War, therefore, is far harder to comprehend and to recover from than we wish to believe it is. This is especially true of modern war, when, generally, it is not our own loved ones who fly off to wage it. Most of us today don’t have an immediate family member or friend who is a combat veteran, and, even when we do, our loved ones don’t come home to us at sunset, direct from a battle fought that morning, blood-splattered, slimed with gore, with fresh wounds needing treatment. Rather, they are gone from us for months, perhaps a year or more, and when they return, their physical wounds have been cleaned and treated and, in most cases, have completely healed. By the time we see and hug them, our loved ones may not display any visible injury at all. They may even look “good as new.”

The distancing and sanitizing of modern war make it more bearable for those at home and thus, tragically, far more likely to happen and be accepted. Separated from war by time and oceans, those at home may hear stories and see images that horrify them, but this horror possesses none of the haunting immediacy of actual personal memory. Secondhand thoughts and images of war are more like dreams we can choose to wake up from and forget—or, in today’s world, like channels we can instantly escape with a push of a button on our remote, or as easily as exiting a website or closing an app. This physical and temporal remoteness—true, for example, of every American conflict since the Civil War—has meant that even when something like an entire generation feels the horrors of war, their bitter memories typically morph into the next generation’s nostalgic dreams of victory and heroism.

Here we must acknowledge a great gap in this text as in nearly every other on the subject of America’s wars and veterans: the deaths and wounds, physical and spiritual, inflicted on the “others,” our enemies, especially our “civilian enemies.” When we walk the blood-soaked soil of the Gettysburg battlegrounds, we acknowledge and feel the pain of all who suffered and died there, and understandably so; but when we approach the awesome sacred gravity of the Vietnam Wall, we are less likely to bear in mind and mourn the loss of the estimated two million Vietnamese lives taken in that same war.
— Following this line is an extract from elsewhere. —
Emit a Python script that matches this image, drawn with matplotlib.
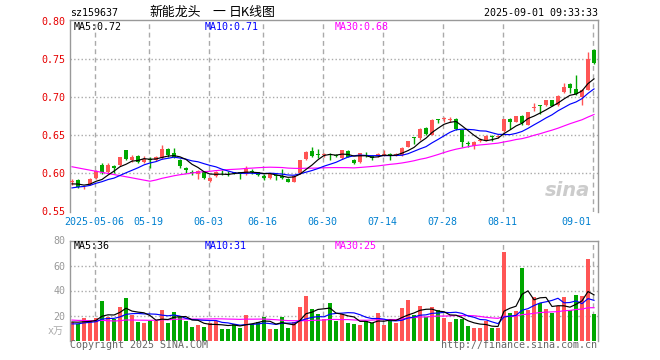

As it happens, one of the editors was recently reminded of that fact by a Vietnam veteran who was central to the creation of the Vietnam Memorial. It is chastening to remind ourselves too that the war Americans know as the Vietnam War is known in Vietnam as the American War. How can we forget that every war has at least two sides? “Easily” is perhaps the answer that first comes to mind. 

Amidst this awful cycle of war and forgetting, this book stands defiantly hopeful. Its authors equip veterans with ways to better understand the moral injuries with which they may be afflicted, reassure veterans that they are not alone, and help them to realize that, just as physical amputees can learn to live well in the aftermath of their injuries, spiritual amputees can restore their lives and rediscover joy. For readers who are caregivers, the authors offer different frameworks for understanding, dealing with, and treating the morally injured. And for readers who have neither gone to war nor interacted closely with those who did, the authors serve collective notice of war’s enduring cost, lest these readers—via nostalgic dream, irrational fear, the incomplete calculation of self-interest, or fleeting passion—endorse yet another unnecessary war and send others off to fight it.